Task: Extract every line that contains the string "this".

Source data:
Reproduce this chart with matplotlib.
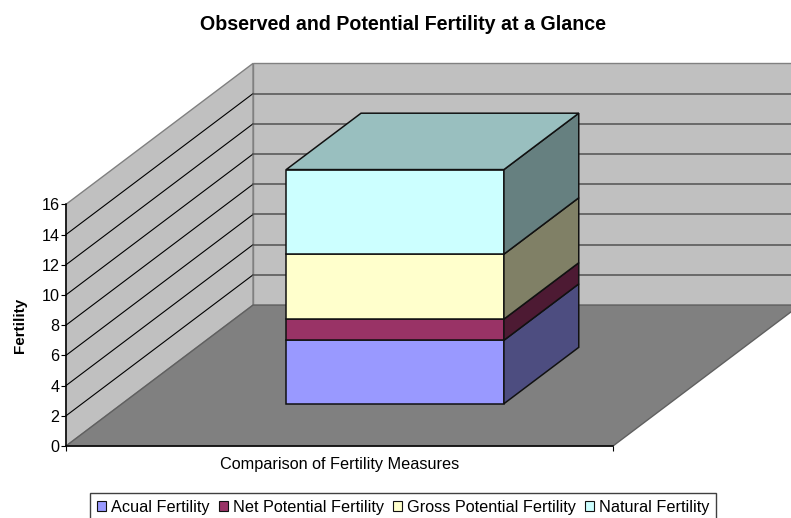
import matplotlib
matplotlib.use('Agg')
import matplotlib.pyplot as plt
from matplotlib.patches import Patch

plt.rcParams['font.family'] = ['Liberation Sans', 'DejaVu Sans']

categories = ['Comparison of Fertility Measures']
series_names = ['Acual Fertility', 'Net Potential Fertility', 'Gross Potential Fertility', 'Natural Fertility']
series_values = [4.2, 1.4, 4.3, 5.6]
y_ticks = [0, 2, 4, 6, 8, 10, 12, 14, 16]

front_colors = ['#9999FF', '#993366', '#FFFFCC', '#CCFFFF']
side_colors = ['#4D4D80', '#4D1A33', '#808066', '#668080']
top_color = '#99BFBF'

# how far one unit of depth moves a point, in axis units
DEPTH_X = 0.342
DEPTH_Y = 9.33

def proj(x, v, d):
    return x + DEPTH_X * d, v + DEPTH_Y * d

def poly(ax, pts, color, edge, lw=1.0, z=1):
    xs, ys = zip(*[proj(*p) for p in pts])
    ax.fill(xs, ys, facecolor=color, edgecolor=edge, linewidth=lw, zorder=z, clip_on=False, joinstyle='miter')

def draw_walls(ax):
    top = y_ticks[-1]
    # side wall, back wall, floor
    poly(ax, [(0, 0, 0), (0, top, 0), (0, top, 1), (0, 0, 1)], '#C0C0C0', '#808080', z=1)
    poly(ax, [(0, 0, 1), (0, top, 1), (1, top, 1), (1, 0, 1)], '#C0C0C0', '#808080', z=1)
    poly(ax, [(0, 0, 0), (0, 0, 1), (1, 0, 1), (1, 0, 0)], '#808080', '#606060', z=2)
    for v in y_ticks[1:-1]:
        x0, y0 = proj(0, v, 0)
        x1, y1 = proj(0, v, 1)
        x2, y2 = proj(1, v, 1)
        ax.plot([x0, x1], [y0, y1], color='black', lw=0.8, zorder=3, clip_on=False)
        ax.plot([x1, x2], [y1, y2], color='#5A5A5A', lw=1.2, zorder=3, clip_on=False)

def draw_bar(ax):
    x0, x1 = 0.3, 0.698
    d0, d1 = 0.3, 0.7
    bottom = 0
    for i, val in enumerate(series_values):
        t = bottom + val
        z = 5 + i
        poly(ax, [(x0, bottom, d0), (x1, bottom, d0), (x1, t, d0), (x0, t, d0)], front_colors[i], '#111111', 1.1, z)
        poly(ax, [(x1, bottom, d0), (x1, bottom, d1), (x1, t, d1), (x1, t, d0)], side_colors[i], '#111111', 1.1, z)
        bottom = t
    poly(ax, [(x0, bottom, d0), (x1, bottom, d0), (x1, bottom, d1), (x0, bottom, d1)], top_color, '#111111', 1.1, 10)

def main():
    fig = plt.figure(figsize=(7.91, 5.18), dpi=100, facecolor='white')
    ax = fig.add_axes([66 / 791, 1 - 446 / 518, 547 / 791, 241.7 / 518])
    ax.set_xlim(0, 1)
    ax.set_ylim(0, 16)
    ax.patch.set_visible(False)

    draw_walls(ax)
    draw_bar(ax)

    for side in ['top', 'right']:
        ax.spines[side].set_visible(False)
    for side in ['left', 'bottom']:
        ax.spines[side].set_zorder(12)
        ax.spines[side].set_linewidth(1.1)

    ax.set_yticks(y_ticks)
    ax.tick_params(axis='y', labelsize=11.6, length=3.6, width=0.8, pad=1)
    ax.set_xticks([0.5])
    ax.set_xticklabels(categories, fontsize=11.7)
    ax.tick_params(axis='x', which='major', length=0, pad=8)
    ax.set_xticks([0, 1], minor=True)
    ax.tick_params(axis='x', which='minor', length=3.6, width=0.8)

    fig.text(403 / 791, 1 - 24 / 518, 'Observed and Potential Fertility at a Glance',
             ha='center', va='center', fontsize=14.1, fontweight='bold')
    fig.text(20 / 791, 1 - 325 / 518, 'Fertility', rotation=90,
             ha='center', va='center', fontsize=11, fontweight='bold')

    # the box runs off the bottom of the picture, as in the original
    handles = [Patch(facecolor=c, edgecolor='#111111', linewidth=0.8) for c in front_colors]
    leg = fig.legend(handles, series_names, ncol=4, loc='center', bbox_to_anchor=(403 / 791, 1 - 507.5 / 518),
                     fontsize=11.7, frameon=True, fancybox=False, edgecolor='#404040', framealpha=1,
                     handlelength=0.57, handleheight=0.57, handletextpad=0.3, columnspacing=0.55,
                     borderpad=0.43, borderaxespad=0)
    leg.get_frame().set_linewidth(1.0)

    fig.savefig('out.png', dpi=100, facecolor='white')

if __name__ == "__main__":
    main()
* * *
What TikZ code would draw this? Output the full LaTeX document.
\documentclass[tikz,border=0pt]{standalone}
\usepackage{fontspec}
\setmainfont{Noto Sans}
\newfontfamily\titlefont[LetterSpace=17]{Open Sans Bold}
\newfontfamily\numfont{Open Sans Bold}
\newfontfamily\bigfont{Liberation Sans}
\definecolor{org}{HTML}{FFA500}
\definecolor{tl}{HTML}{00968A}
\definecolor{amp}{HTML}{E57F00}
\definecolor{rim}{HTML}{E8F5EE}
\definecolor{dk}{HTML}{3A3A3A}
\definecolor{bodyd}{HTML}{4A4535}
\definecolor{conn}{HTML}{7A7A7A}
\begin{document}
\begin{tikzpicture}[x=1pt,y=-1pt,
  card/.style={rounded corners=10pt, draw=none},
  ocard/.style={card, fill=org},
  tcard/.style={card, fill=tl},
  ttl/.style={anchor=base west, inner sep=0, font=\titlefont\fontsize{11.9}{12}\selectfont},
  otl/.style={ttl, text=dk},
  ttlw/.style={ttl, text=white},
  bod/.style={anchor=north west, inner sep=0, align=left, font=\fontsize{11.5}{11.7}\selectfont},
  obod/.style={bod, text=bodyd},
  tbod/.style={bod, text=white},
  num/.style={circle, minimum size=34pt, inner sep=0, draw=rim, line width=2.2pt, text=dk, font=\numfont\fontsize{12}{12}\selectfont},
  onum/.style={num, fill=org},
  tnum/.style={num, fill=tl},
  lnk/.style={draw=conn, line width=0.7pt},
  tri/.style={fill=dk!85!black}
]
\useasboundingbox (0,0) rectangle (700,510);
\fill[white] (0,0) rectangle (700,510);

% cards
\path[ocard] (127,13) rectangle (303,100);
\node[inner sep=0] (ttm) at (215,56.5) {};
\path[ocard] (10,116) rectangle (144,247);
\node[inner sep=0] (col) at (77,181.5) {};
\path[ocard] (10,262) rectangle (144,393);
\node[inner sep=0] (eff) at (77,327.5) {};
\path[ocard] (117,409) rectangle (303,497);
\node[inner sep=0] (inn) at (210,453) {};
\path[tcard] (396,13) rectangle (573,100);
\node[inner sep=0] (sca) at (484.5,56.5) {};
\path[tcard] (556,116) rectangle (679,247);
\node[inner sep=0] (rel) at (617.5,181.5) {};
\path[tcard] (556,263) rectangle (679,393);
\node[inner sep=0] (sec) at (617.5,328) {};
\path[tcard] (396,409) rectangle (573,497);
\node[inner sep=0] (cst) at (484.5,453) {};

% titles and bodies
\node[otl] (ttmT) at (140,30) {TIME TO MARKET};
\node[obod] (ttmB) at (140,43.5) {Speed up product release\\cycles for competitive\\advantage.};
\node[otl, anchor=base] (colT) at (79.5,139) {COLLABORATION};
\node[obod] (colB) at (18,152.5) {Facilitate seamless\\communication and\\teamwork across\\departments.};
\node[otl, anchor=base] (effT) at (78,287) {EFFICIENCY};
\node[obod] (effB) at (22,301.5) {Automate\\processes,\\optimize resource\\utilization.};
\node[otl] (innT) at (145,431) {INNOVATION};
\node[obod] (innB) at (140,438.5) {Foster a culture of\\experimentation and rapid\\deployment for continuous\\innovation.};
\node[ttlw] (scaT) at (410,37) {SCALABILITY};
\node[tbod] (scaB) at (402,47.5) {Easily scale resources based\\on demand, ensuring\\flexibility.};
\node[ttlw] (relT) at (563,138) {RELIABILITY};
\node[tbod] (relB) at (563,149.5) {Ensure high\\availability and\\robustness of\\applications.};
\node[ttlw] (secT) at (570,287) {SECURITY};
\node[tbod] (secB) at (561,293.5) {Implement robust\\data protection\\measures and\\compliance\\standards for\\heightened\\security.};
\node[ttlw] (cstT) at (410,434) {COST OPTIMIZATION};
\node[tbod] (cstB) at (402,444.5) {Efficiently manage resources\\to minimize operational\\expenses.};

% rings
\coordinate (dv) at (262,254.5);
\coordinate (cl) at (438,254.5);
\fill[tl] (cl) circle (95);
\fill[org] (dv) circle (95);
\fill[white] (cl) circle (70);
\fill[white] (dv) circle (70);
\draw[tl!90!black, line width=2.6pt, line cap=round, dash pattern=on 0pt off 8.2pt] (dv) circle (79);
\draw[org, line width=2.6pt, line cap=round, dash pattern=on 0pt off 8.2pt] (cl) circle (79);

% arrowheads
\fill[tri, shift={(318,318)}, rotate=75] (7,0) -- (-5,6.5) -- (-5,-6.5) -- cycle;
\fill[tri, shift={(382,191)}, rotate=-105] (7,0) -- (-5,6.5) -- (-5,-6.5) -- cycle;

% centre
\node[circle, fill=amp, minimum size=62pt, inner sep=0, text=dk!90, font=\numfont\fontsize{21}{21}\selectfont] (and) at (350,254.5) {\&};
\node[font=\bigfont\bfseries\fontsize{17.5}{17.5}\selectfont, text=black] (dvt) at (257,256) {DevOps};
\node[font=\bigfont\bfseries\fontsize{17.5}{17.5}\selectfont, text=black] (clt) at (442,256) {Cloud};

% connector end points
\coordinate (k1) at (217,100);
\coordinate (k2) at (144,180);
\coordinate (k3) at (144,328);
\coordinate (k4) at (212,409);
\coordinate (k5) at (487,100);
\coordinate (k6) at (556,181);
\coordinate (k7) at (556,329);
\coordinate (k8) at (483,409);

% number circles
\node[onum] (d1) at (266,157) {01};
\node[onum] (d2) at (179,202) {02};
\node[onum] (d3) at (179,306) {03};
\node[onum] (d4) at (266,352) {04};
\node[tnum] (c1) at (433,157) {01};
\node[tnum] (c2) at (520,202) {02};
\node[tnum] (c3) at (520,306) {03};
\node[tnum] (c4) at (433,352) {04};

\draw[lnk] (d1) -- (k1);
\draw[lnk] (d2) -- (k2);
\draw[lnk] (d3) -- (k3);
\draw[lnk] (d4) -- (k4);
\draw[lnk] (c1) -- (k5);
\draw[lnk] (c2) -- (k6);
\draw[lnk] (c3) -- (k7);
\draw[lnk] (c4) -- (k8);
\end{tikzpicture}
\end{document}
...
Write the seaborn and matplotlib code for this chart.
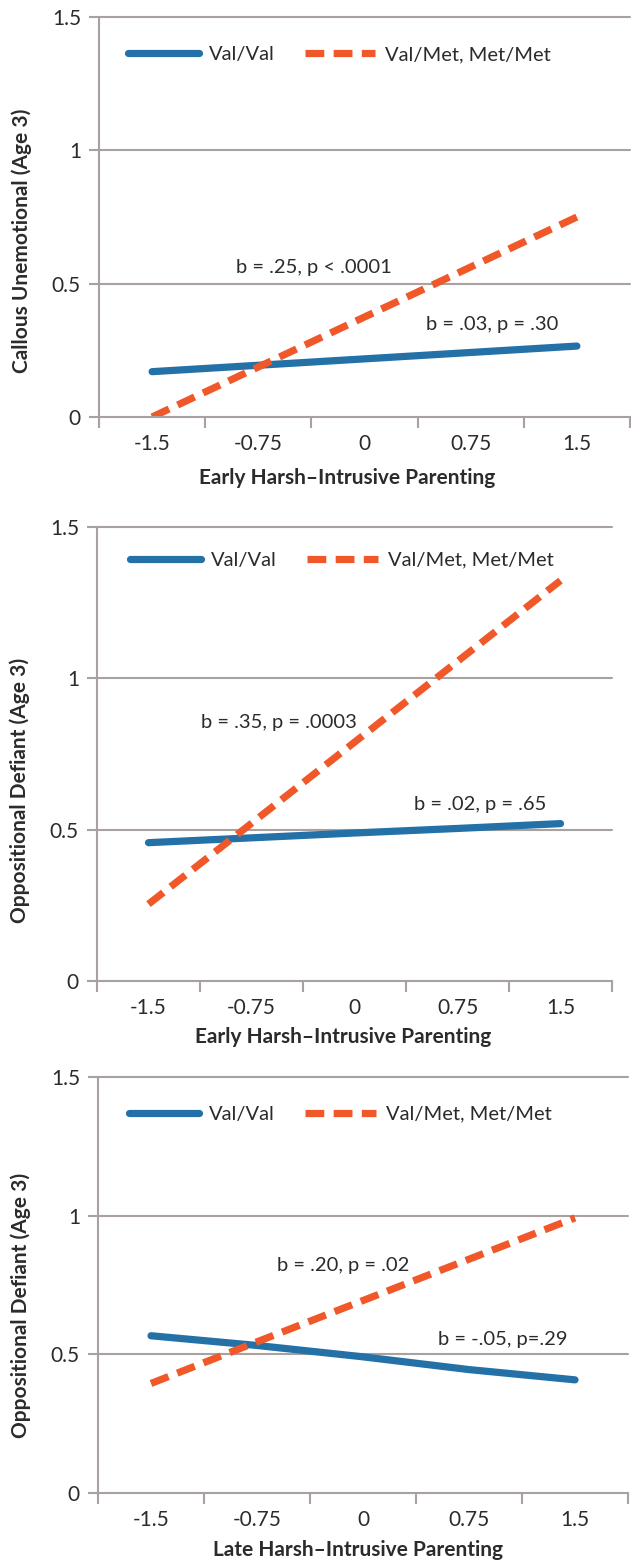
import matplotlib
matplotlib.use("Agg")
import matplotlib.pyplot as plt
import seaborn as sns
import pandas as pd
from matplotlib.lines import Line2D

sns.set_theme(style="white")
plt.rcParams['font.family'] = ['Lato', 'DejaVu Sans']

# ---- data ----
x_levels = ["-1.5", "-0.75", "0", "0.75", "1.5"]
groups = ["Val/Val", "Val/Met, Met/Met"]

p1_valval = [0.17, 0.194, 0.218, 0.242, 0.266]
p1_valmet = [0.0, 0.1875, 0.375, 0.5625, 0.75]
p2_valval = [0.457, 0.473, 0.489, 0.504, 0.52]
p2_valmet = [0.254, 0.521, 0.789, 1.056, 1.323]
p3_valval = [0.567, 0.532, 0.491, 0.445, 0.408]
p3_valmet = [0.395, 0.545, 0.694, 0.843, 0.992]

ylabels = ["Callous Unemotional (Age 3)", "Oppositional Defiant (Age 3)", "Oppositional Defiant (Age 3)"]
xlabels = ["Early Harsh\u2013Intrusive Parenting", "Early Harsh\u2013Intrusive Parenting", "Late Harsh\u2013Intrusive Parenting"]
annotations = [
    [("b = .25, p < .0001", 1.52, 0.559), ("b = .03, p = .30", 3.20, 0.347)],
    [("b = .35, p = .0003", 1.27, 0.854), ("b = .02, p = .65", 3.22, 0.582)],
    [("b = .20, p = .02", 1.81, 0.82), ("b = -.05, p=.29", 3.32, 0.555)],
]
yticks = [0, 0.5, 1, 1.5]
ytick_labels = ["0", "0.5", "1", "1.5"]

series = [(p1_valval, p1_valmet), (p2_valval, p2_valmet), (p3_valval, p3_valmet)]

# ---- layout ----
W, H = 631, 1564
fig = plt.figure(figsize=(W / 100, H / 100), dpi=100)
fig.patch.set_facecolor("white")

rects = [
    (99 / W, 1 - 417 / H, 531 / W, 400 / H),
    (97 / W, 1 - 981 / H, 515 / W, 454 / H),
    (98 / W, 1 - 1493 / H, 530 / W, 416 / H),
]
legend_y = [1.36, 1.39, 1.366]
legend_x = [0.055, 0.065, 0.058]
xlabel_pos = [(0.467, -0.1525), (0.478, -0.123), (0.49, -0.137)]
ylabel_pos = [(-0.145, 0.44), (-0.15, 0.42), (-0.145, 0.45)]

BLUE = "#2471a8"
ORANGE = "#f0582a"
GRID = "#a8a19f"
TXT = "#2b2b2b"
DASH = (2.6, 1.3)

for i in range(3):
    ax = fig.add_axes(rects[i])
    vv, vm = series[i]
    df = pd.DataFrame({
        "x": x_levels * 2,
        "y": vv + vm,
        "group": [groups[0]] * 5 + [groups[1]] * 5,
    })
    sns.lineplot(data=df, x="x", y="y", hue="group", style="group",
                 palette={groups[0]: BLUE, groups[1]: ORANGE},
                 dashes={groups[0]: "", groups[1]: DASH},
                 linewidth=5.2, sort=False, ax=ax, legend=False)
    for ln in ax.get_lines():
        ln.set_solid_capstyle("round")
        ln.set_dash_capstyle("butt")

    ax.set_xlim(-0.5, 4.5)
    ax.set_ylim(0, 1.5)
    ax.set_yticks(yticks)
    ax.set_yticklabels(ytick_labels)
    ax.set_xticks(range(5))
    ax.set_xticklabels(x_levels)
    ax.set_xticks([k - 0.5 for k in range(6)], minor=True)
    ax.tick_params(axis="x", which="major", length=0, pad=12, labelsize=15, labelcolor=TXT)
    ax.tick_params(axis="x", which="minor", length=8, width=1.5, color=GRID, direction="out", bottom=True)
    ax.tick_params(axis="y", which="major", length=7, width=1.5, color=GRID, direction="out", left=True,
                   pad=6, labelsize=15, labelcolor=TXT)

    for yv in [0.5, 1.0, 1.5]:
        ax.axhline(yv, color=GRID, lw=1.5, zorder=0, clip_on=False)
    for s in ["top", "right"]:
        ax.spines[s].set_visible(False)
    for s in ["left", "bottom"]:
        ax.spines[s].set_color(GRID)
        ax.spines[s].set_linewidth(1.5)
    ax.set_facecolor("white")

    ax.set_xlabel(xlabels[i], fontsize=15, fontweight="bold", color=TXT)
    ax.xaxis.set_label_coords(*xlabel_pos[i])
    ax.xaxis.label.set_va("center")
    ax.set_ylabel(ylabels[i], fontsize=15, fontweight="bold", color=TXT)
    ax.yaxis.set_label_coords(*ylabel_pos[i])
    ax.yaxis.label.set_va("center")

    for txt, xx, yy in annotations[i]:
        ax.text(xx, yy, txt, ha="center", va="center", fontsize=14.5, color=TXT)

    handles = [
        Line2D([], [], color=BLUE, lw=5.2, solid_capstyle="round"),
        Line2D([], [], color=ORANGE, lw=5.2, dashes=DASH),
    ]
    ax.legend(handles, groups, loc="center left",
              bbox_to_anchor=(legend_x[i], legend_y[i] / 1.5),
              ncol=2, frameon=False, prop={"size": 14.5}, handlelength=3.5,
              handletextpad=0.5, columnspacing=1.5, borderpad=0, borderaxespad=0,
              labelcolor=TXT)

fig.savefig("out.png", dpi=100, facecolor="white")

Reply to the task:
Reproduce this chart with matplotlib.
What TikZ code would draw this? Output the full LaTeX document.
Write the seaborn and matplotlib code for this chart.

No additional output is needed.